Investigaciones posteriores han determinado que la ciudad que se correspondería con la de la Ilíada está mucho más arriba, en la capa conocida ahora como Troya VII. Schliemann se dio cuenta de ello después y acabó contratando a un arqueólogo profesional, Wilhelm Dörpfeld, para dirigir las excavaciones, que fueron mucho más cuidadosas. “Su falta de experiencia y su impaciencia” resultaron fatales para el asentamiento, aunque Wemhoff llama a recordar que las críticas a los métodos de Schliemann se han hecho desde la perspectiva del siglo XX. El también director del Museo de Prehistoria e Historia Temprana de Berlín recuerda que Schliemann preservó y catalogó hasta la última pieza de cerámica que encontró en sus excavaciones.

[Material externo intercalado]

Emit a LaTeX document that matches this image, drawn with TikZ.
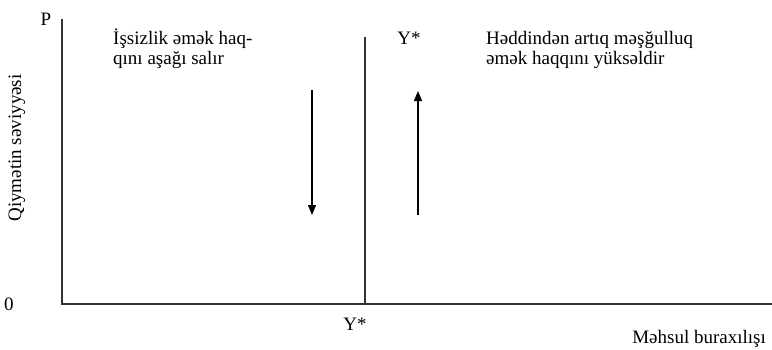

Muchos de esos objetos pueden verse en la muestra todavía con las etiquetas escritas a mano por Sofía, la segunda esposa del aventurero, 30 años más joven que él y que le acompañaba en las campañas. El estallido de la guerra en Ucrania ha impedido que otras piezas del tesoro de Príamo, que iban a viajar a Berlín para la muestra, abierta hasta el 8 de enero, puedan exhibirse. Alemania ha cortado la colaboración con Rusia, donde se conservan las joyas de oro después de que el Ejército rojo las expoliara al final de la II Guerra Mundial. En su lugar pueden verse réplicas de gran calidad.
Se conservan miles de las cartas que se intercambió con decenas de expertos de todo el mundo, a los que trató de convencer de la validez de sus teorías organizando conferencias académicas en Hisarlik. Dejó escrito que quería que el tesoro de Príamo, que donó a los entonces Museos Imperiales de Berlín —tras comprárselo a las autoridades del imperio Otomano después de que le pillaran llevándoselo de extranjis—, nunca se separara. Durante décadas nadie supo dónde acabaron las joyas, hasta que en 1994 emergió que las tenía el Museo Pushkin. Berlín exige su restitución a Moscú desde entonces.
El arqueólogo murió el 26 de diciembre de 1890 en Nápoles, a los 62 años. “La vida de Schliemann daría para una gran película”, asegura Wemhoff: “Aquí hemos intentado presentarla así, con sus contrastes y todas las cosas sorprendentes que le pasaron y que emprendió este hombre que medía 1,56 metros. Fue una persona incansable que tuvo la voluntad inquebrantable de diseñar su vida y llevarla al éxito”.